The Donaldson Adoption Institute (DAI) held a panel discussion that focused on reforming the United States adoption system at the Merchant’s Exchange Club in San Francisco on Mar. 4.
Nathan Ross, Dr. Joyce Maguire Pavao, Leslie Pate MacKinnon, Dr. Christopher Harris, and Dr. Amanda Baden were the five panelists. They all had experience with adoption- as an adoptive parent, an adoptee, or a first/birth mother. April Dinwoodie, CEO of the DAI led the panel.
Over the course of three hours, Dinwoodie guided the conversation, moving from broad, general topics like what national adoption standards should be set in place to smaller, to more specific topics such as the ways people can meet their birth families then taking questions at the end. Questions revolved around whether first/birth mothers who have given a child for adoption end up wanting to adopt later on in life, which MacKinnon, a first/birth mother answered.

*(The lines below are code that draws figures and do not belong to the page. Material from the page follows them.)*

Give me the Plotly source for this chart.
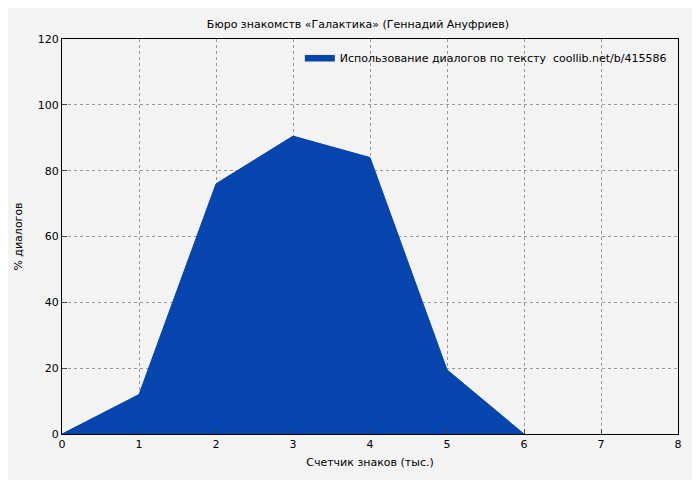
import plotly.graph_objects as go

x_vals = [0, 1, 2, 3, 4, 5, 6]
y_vals = [0, 12, 76, 90.5, 84, 19.5, 0]
x_ticks = [0, 1, 2, 3, 4, 5, 6, 7, 8]
y_ticks = [0, 20, 40, 60, 80, 100, 120]

fig = go.Figure()
fig.add_trace(go.Scatter(
    x=x_vals, y=y_vals, mode="lines", fill="tozeroy",
    line=dict(color="#0645ad", width=1), fillcolor="#0645ad",
    name="Использование диалогов по тексту  coollib.net/b/415586",
))
font = dict(family="DejaVu Sans", size=11, color="#000")
fig.update_layout(
    width=700, height=480, paper_bgcolor="#f3f3f3", plot_bgcolor="#f3f3f3",
    margin=dict(l=54, r=30, t=31, b=54, autoexpand=False),
    font=font,
    title=dict(text="Бюро знакомств «Галактика» (Геннадий Ануфриев)", x=0.5, y=0.975, xanchor="center", font=dict(size=11)),
    showlegend=True,
    legend=dict(x=0.99, y=0.99, xanchor="right", yanchor="top", bgcolor="rgba(0,0,0,0)", font=dict(size=11)),
    xaxis=dict(range=[0, 8], tickvals=x_ticks, showgrid=True, gridcolor="#999", griddash="dot",
               showline=True, linecolor="#000", mirror=True, ticks="inside", zeroline=False,
               automargin=False,
               title=dict(text="Счетчик знаков (тыс.)", standoff=8, font=dict(size=11))),
    yaxis=dict(range=[0, 120], tickvals=y_ticks, showgrid=True, gridcolor="#999", griddash="dot",
               showline=True, linecolor="#000", mirror=True, ticks="inside", zeroline=False,
               automargin=False,
               title=dict(text="% диалогов", standoff=12, font=dict(size=11))),
)
fig.write_html("out.html")
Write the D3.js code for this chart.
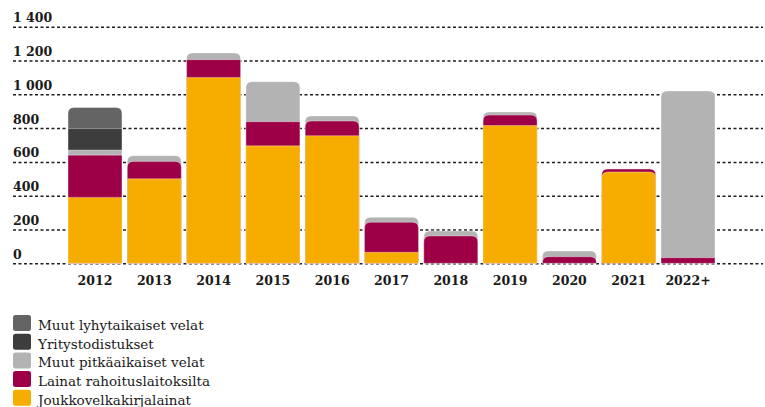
<!DOCTYPE html>
<html>
<head>
<meta charset="utf-8">
<script src="https://cdn.jsdelivr.net/npm/d3@7"></script>
<style>
  html, body { margin: 0; padding: 0; background: #fff; }
  svg { display: block; }
</style>
</head>
<body>
<svg id="chart" width="765" height="407"></svg>
<script>
// Maturity profile of debt, by year
const years = ["2012", "2013", "2014", "2015", "2016", "2017", "2018", "2019", "2020", "2021", "2022+"];
const joukkovelkakirjalainat = [390, 500, 1100, 695, 755, 65, 0, 815, 0, 540, 0];
const lainatRahoituslaitoksilta = [250, 103, 105, 143, 87, 178, 162, 62, 39, 18, 33];
const muutPitkaaikaiset = [30, 34, 40, 237, 30, 29, 29, 18, 34, 0, 987];
const yritystodistukset = [127, 0, 0, 0, 0, 0, 0, 0, 0, 0, 0];
const muutLyhytaikaiset = [125, 0, 0, 0, 0, 0, 0, 0, 0, 0, 0];
const yTicks = [0, 200, 400, 600, 800, 1000, 1200, 1400];

const series = [
  { key: "jvk", name: "Joukkovelkakirjalainat", color: "#F7AC00", values: joukkovelkakirjalainat },
  { key: "lrl", name: "Lainat rahoituslaitoksilta", color: "#9E0047", values: lainatRahoituslaitoksilta },
  { key: "mpv", name: "Muut pitkäaikaiset velat", color: "#B3B3B3", values: muutPitkaaikaiset },
  { key: "yt", name: "Yritystodistukset", color: "#3D3D3D", values: yritystodistukset },
  { key: "mlv", name: "Muut lyhytaikaiset velat", color: "#646464", values: muutLyhytaikaiset }
];

const rows = years.map((yr, i) => {
  const r = { year: yr };
  series.forEach(s => { r[s.key] = s.values[i]; });
  return r;
});

const svg = d3.select("#chart");

const x = d3.scaleBand().domain(years).range([65.35, 717.65]).paddingInner(0.09).paddingOuter(0.045);
const y = d3.scaleLinear().domain([0, 1400]).range([263.3, 26.7]);

const fmt = d3.formatLocale({ decimal: ",", thousands: " ", grouping: [3], currency: ["", "€"] }).format(",d");

// Dotted gridlines with value labels sitting on top of them
const yAxis = d3.axisRight(y).tickValues(yTicks).tickSize(750).tickFormat(fmt);
const gy = svg.append("g").attr("transform", "translate(13,0)").call(yAxis);
gy.select(".domain").remove();
gy.selectAll(".tick line")
  .attr("stroke", "#1e1e1e")
  .attr("stroke-width", 1.5)
  .attr("stroke-dasharray", "3,2.5");
gy.selectAll(".tick text")
  .attr("x", 0).attr("y", -5).attr("dy", 0)
  .attr("text-anchor", "start")
  .attr("fill", "#1a1a1a")
  .style("font-family", "'DejaVu Serif', serif")
  .style("font-weight", "bold")
  .style("font-size", "12.5px");

// Stacked bars
const stack = d3.stack().keys(series.map(s => s.key));
const stacked = stack(rows);
const R = 6;

function barPath(x0, w, yTop, yBase, r) {
  const h = yBase - yTop;
  if (r <= 0 || h <= 0) return `M${x0},${yBase}V${yTop}H${x0 + w}V${yBase}Z`;
  const rr = Math.min(r, h, w / 2);
  return `M${x0},${yBase}V${yTop + rr}Q${x0},${yTop} ${x0 + rr},${yTop}` +
         `H${x0 + w - rr}Q${x0 + w},${yTop} ${x0 + w},${yTop + rr}V${yBase}Z`;
}

const bars = svg.append("g");
years.forEach((yr, i) => {
  const total = stacked[stacked.length - 1][i][1];
  const yTotal = y(total);
  // draw from the top layer down so that lower layers sit in front
  for (let k = stacked.length - 1; k >= 0; k--) {
    const d = stacked[k][i];
    if (d[1] - d[0] <= 0) continue;
    const yTop = y(d[1]);
    const rounded = (yTop - yTotal) < R;
    bars.append("path")
      .attr("d", barPath(x(yr), x.bandwidth(), yTop, y(0), rounded ? R : 0))
      .attr("fill", series[k].color)
      .attr("stroke", "rgba(255,255,255,0.35)")
      .attr("stroke-width", 1);
  }
});

// Year labels
const xAxis = d3.axisBottom(x).tickSize(0).tickPadding(0);
const gx = svg.append("g").attr("transform", `translate(0,${y(0)})`).call(xAxis);
gx.select(".domain").remove();
gx.selectAll(".tick text")
  .attr("y", 22).attr("dy", 0)
  .attr("fill", "#1a1a1a")
  .style("font-family", "'DejaVu Serif', serif")
  .style("font-weight", "bold")
  .style("font-size", "12.5px");

// Legend, top entry first
const legendItems = series.slice().reverse();
const lg = svg.append("g").attr("transform", "translate(13,315)");
const li = lg.selectAll("g").data(legendItems).join("g")
  .attr("transform", (d, i) => `translate(0,${i * 18.7})`);
li.append("rect")
  .attr("width", 18).attr("height", 16).attr("rx", 2.5)
  .attr("fill", d => d.color);
li.append("text")
  .attr("x", 25).attr("y", 15)
  .attr("fill", "#1a1a1a")
  .style("font-family", "'DejaVu Serif', serif")
  .style("font-size", "13.5px")
  .text(d => d.name);
</script>
</body>
</html>
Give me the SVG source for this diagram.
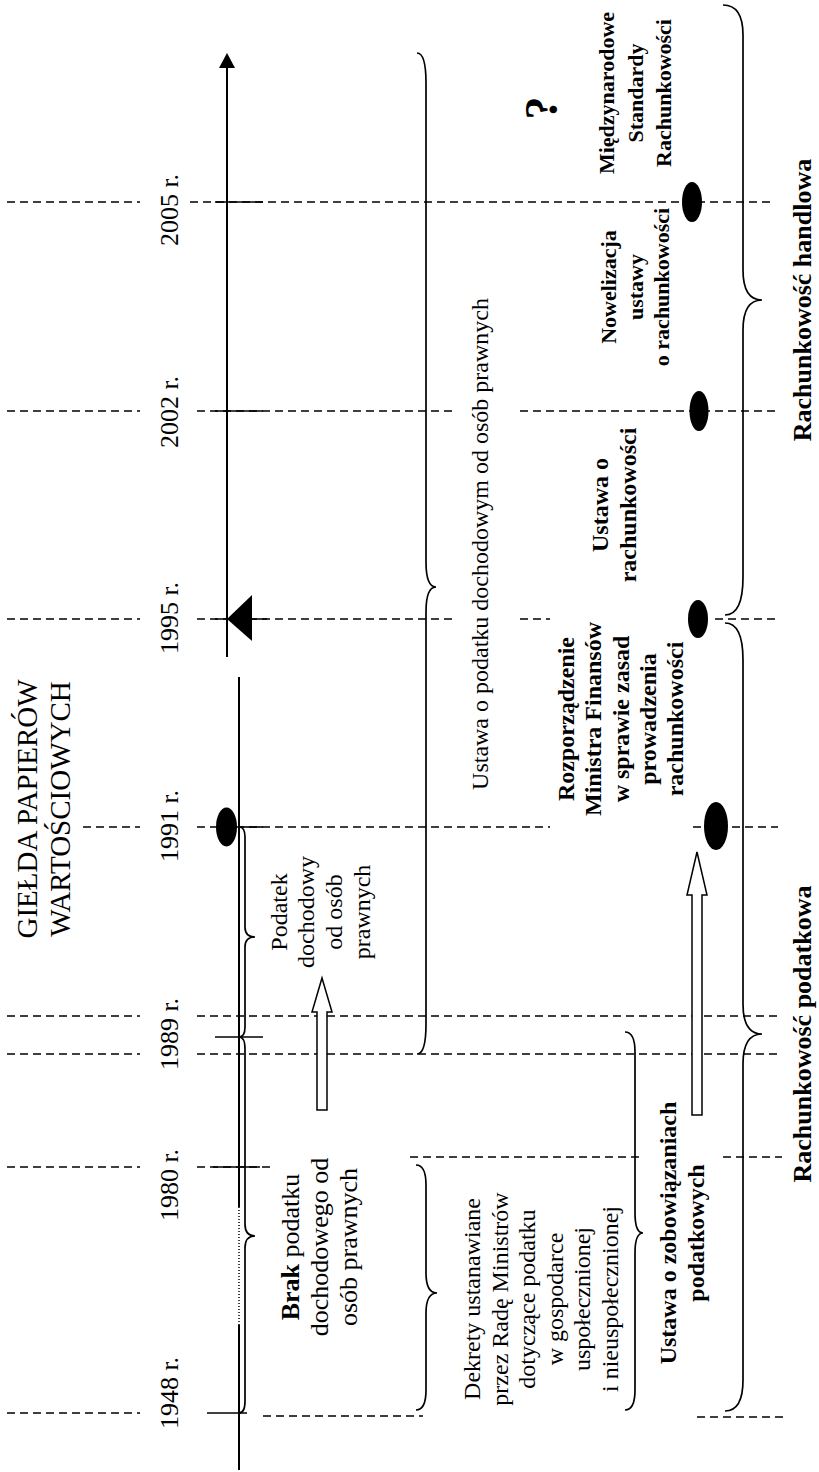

The panel called for a collective coming together of the adoption community, improved and increased training and output for and of professionals, longer term involvement of adoption agencies, changing legislation and funding being used more effectively.
Funding for the adoption services and foster care is not the only part about the adoption system that needs reform, the panel said. Creating an empathetic national standard for the quality and care in the United States Adoption Agency is also something Dinwoodie wanted to look at.
“Money has played way too huge a role,” Pavao, an adoptee, said. “Kids know. Kids will say ‘how much did I cost?’”
Ross, a Youth Programs Supervisor at the Midwest Foster Care and Adoption Association, was adopted. He would like to see a national standard set in place because it would make permanency in a family faster.
Ross and Harris, an adoptive parent believe until the legislation puts the welfare of the child first and it is at the center of legislation, progress will be limited.
“Parents don’t feel equipped,” Ross said. There’s a “lack of community support.”
Changing how adoptive children are portrayed in the media would also help bring participation and support from families and their communities that would normally shy away from adopting a child, Baden believes.
“People tend to consider that children that have been through foster care have been traumatized,” Baden, an adopted person and adoptive parent said. “There’s not enough success stories.”
Adoption rates are lower because there is a lack of community support Harris says. Dinwoodie also believes that a lack of solidarity within the adoption community needs to be fixed.
“We’ve got to find a way to come together,” Dinwoodie said.
2015 Mills alum Alia Hauwert was adopted from Peru and attended the talk. She believes that there needs to be more coverage of these issues and more adoptees need to tell their stories.
“There is still a lack of voice for Latin American and International adoptees,” Hauwert said. “It needs to be addressed in literature and in public forums.”
Another adoptee who attended the forum, Zoë Klein, believes that there is a long ways to go, and is not sure if the DAI is able to follow through with their call for reform.
“This organization is called the Donaldson Adoption Institute. I’m curious who they’re working with,” Klein said. The graphics “are not representative, although it’s helpful and a good start.”